If we stripped away everything that isn’t essential to theatre, what would be left? More than any other art form, theatre is a medium of assembly. A place to come together, to invent, try out, discuss. A medium of physical presence, an agonistic arena in which society can negotiate their conflicts and foster radical imagination.

Like activists’ assemblies, it marks a zone of gathering, of building community, of making decisions – and thus a zone of experimenting with the way democracy can function. A physical space, a space of bodies, like Judith Butler points out in her speech at Occupy Wall Street:

It matters that as bodies we arrive together in public. As bodies we suffer, we require food and shelter, and as bodies we require one another in dependency and desire. So this is a politics of the public body, the requirements of the body, its movement and its voice. […] We sit and stand and move as the popular will, the one that electoral politics has forgotten and abandoned. But we are here, time and again, persisting, imagining the phrase, ‘we the people’.

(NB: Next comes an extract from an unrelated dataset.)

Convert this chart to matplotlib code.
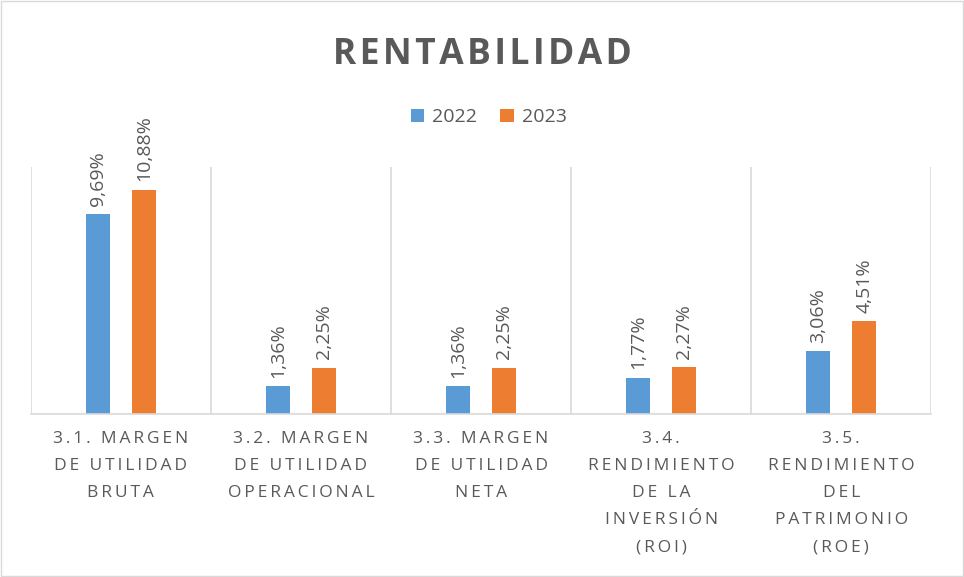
import matplotlib.pyplot as plt
import numpy as np

# data
categorias = ["3.1. MARGEN\nDE UTILIDAD\nBRUTA",
              "3.2. MARGEN\nDE UTILIDAD\nOPERACIONAL",
              "3.3. MARGEN\nDE UTILIDAD\nNETA",
              "3.4.\nRENDIMIENTO\nDE LA\nINVERSIÓN\n(ROI)",
              "3.5.\nRENDIMIENTO\nDEL\nPATRIMONIO\n(ROE)"]
v2022 = [9.69, 1.36, 1.36, 1.77, 3.06]
v2023 = [10.88, 2.25, 2.25, 2.27, 4.51]
series = ["2022", "2023"]

BLUE = "#5b9bd5"
ORANGE = "#ed7d31"
GRAY = "#595959"
GRID = "#d9d9d9"

plt.rcParams['font.family'] = ['Open Sans', 'DejaVu Sans']


def spaced(s, sp="\u2009"):
    # fake letter spacing with thin spaces
    lines = s.split("\n")
    return "\n".join(sp.join(ln) for ln in lines)


fig = plt.figure(figsize=(9.64, 5.77), dpi=100)
ax = fig.add_axes([0.032, 0.2825, 0.934, 0.4285])

x = np.arange(len(categorias))
w = 0.133
off = 0.128
b1 = ax.bar(x - off, v2022, w, color=BLUE, label=series[0])
b2 = ax.bar(x + off, v2023, w, color=ORANGE, label=series[1])

for bars, vals in [(b1, v2022), (b2, v2023)]:
    for b, v in zip(bars, vals):
        ax.annotate(("%.2f%%" % v).replace(".", ","),
                    (b.get_x() + b.get_width() / 2, b.get_height()),
                    xytext=(0, 6), textcoords="offset points",
                    rotation=90, ha="center", va="bottom",
                    fontsize=14, color=GRAY)

ax.set_xlim(-0.5, len(categorias) - 0.5)
ax.set_ylim(0, 12)
ax.set_yticks([])
ax.set_xticks(x)
ax.set_xticklabels([spaced(c) for c in categorias], fontsize=12.5,
                   color=GRAY, linespacing=1.93)
ax.tick_params(axis="x", length=0, pad=12)

# separators between categories
for b in np.arange(-0.5, len(categorias), 1.0):
    ax.axvline(b, color=GRID, lw=1.2, zorder=0)
for s in ["top", "left", "right"]:
    ax.spines[s].set_visible(False)
ax.spines["bottom"].set_color(GRID)
ax.spines["bottom"].set_linewidth(1.2)

fig.text(0.5, 0.905, spaced("RENTABILIDAD", "\u200a"), ha="center",
         va="center", fontsize=25.5, fontweight="bold", color=GRAY)

leg = fig.legend(loc="center", bbox_to_anchor=(0.507, 0.797), ncol=2,
                 frameon=False, fontsize=14, handlelength=0.7,
                 handleheight=0.7, handletextpad=0.4, columnspacing=1.2)
for t in leg.get_texts():
    t.set_color(GRAY)

# chart border
fig.patches.append(plt.Rectangle((0.001, 0.001), 0.998, 0.998,
                                 transform=fig.transFigure, fill=False,
                                 edgecolor=GRID, lw=1))

fig.savefig("out.png", dpi=100)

But still there is a crucial difference: the activist/anarchist assembly is generally considered a space of authentic negotiation, a space for trying to abolish established hierarchies, for not only trying out but living a different way of decision-making, usually based on the concept of consensus. While theatre as assembly might sympathise strongly with these ideas, I would argue that at the end it has an essentially different take. Theatre is not only a social but also always a self-reflexive practice, despite the fact that conventional approaches have been neglecting this. Theatre is a paradoxical machine that marks a sphere where things are real and not real at the same time and proposes situations and practices that are symbolic and actual at once. It does not enable an artificial outside of pure criticality, nor is it able to lure its audience into mere immersive identification. The social spheres, the assemblies it can create offer the possibility of partaking and at the same time watching oneself from the outside. Brecht’s alienation effect is not an invention; it is a discovery of what constitutes all theatre. It’s just that not all theatre admits it – or even tries to make consistent use of it.